In the fourth lab, we will design low-pass, band-pass, and high-pass filters for a color organ. There are red,
green, and blue LEDs. Each color will correspond to a specified frequency range of the input audio signal.
The intensity of the light emitted will correspond to the amplitude of the audio signal.

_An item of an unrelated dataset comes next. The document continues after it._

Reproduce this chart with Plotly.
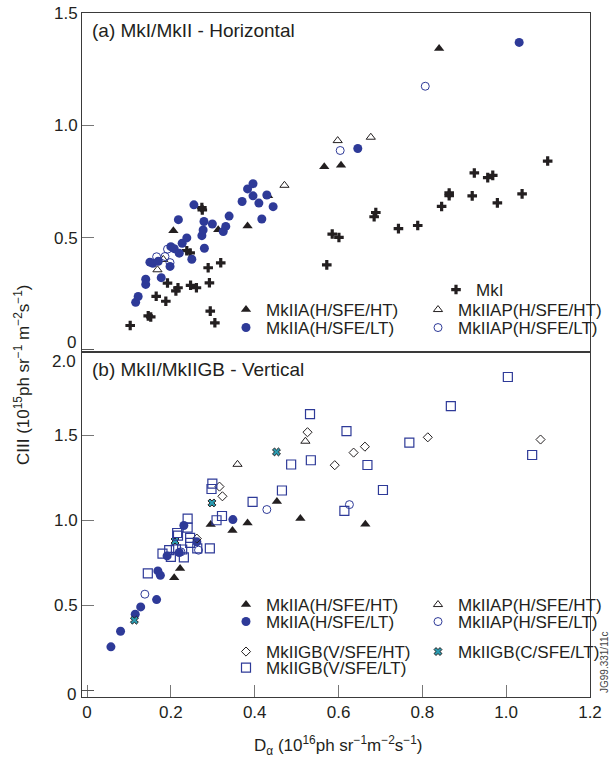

(a) First, you remember that you saw in lecture that you can build simple filters using a resistor and a
capacitor. Design the first-order passive low- and high-pass filters with following frequency ranges
for each filter using 1 µF capacitors. ("Passive" means that the filter does not require any power
supply to operate on the input signal. Passive components include resistors, capacitors, inductors,
diodes, etc., while an example of an active component would be an op amp).
$\text{sec}$
• Low-pass filter: - cut-off frequency $f_c$ = 2400 Hz, $\omega_c$ = $2\pi \cdot 2400 \frac{rad}{sec}$
$\text{sec}$
• High-pass filter: cut-off frequency $f_c$ = 100Hz, $\omega_c$ = $2\pi \cdot 100 \frac{rad}{sec}$
Show your work to find the resistor values that create these low- and high-pass filters. Draw the
schematic-level representation of your designs. Please mark $V_{in}$, $V_{out}$, and the ground node(s) in
your schematic. Round your results to two significant figures.
(b) You can build a bandpass filter by cascading the first-order low-pass and high-pass filters you designed
in part (a). To do this, connect the $V_{out}$ node of your low-pass filter directly to the $V_{in}$ node of your
high-pass filter. The $V_{in}$ of your new band-pass filter is the $V_{in}$ of your original low-pass filter, and the
$V_{out}$ of the new filter is the $V_{out}$ of your original high-pass filter. What is $H_{BPF}$, the transfer function
of your new band-pass filter? Use $R_L$, $C_L$, $R_H$, and $C_H$ to label the low-pass filter and high-pass
filter components, respectively. Show your work.